The reaction to the analysis has been a little strange. I read the meta-analysis as broadly supportive of the existence of the effect, more details on that below. To the extent I have some personal attachment to the finding, which I admit, I felt good about it.
But to my surprise, the reaction on Twitter sounded as though they had disconfirmed the finding. I think the first tweet I saw was this one....
Boy did he get it wrong, I thought, and (as I end up regretting every time) shot off a reply:@StuartJRitchie Turkheimer's GxSES study is always cited even though it's an extreme outlier in literature, as shown in recent meta-analysis— Timofey Pnin (@pnin1957) December 7, 2015
To my surprise, Tim Bates said in fact, they were right....@pnin1957 @StuartJRitchie @tuckerdrob @timothycbates Hey authors of said meta-analysis-- would you say this statement is true?— Eric Turkheimer (@ent3c) December 14, 2015
@StuartJRitchie Yes of course, answer all the comments. Nail Turkheimer (2003).
— James Thompson (@JamesPsychol) December 7, 2015
What was going on? Had I completely misread the paper?
It turns out that of this had started up in response to a more general blog post by Stuart Ritchie (I hope to find the time to comment on that whole argument), in which he described the effect size as an "outlier".
Upon further twittering, Stuart agreed that "extreme outlier" (by the other poster) was an overstatement, but still... what exactly did Tucker-Drob and Bates show? The effect size we reported in 2003 was indeed the largest in the meta-analysis, however:
1) It certainly wasn't an "extreme outlier" and other than being the largest wasn't an outlier at all. It was reasonably close to the high-side of the other estimates. Plus, TD&B performed a quantitative test of the null hypothesis that all US effect sizes were drawn from the same population, and failed to reject it.
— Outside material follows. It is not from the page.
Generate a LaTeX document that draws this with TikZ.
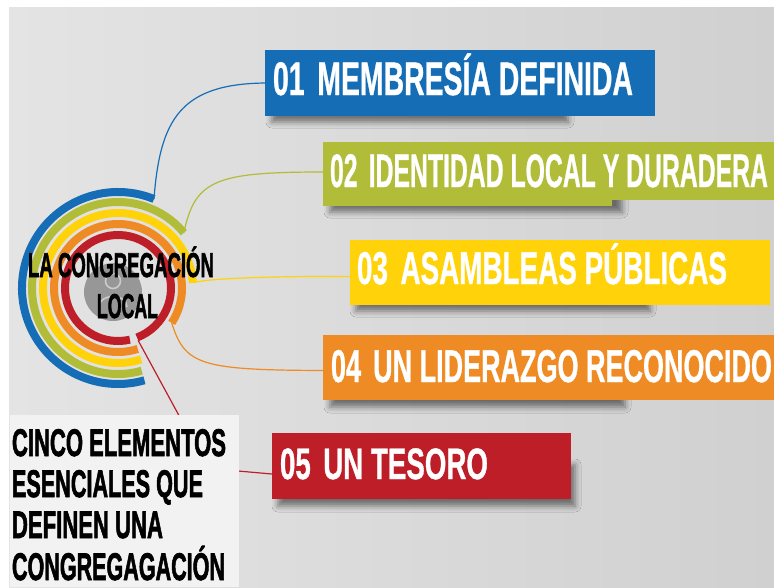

2) Not only was the average effect size non-zero in the US, it remained non-zero if Turkheimer (2003), or even every study I have had anything to do with, was removed from the analysis.
3) Although the mean effect size was smaller than what we reported, but it was by no means trivial, in a p<.05 even though it's ridiculously tiny kind of way. The TD&B graph of the effect looks almost identical to what we reported, with a somewhat less dramatic y-axis. Still lots of variation in heritability across SES.
4) The whole process here, in which (quasi-, we weren't the first) discovery samples turn out to have unrealistically large sample sizes, is a perfectly normal part of science. One discovers things because they are big; after that, when everyone is looking for the effect, big or small, they shrink. The winner's curse. All one can hope as an early adopter of a finding is that it remains (a) significantly non-zero, and (b) substantively non-trivial, and the Scarr-Rowe interaction accomplished this, at least in the US.
5) The US vs. Europe part is interesting, but there is a perfectly reasonable environmental basis for speculation about why it would happen, which is that there is greater socioeconomic inequality in the US. Speculation, yes, but perfectly good fodder for future studies. The conclusion that it doesn't happen in Europe, by the way, is exactly what I have concluded in writing at least three times.
It doesn't seem to me that TD&B leaves much for everyone to be arguing about. The interaction happens, with moderate ES, in the US but not Europe. Period. Why exactly it happens is unknown. I have already confessed to the somewhat unscientific feeling of commitment I have to the effect. I think those on the other side, with more of a hereditarian bent than me, should be big enough to admit that they are actively rooting against it, because it threatens their global assumption that genes always predominate. In fact I think the best thing about the TD & B paper is how even-handed it is.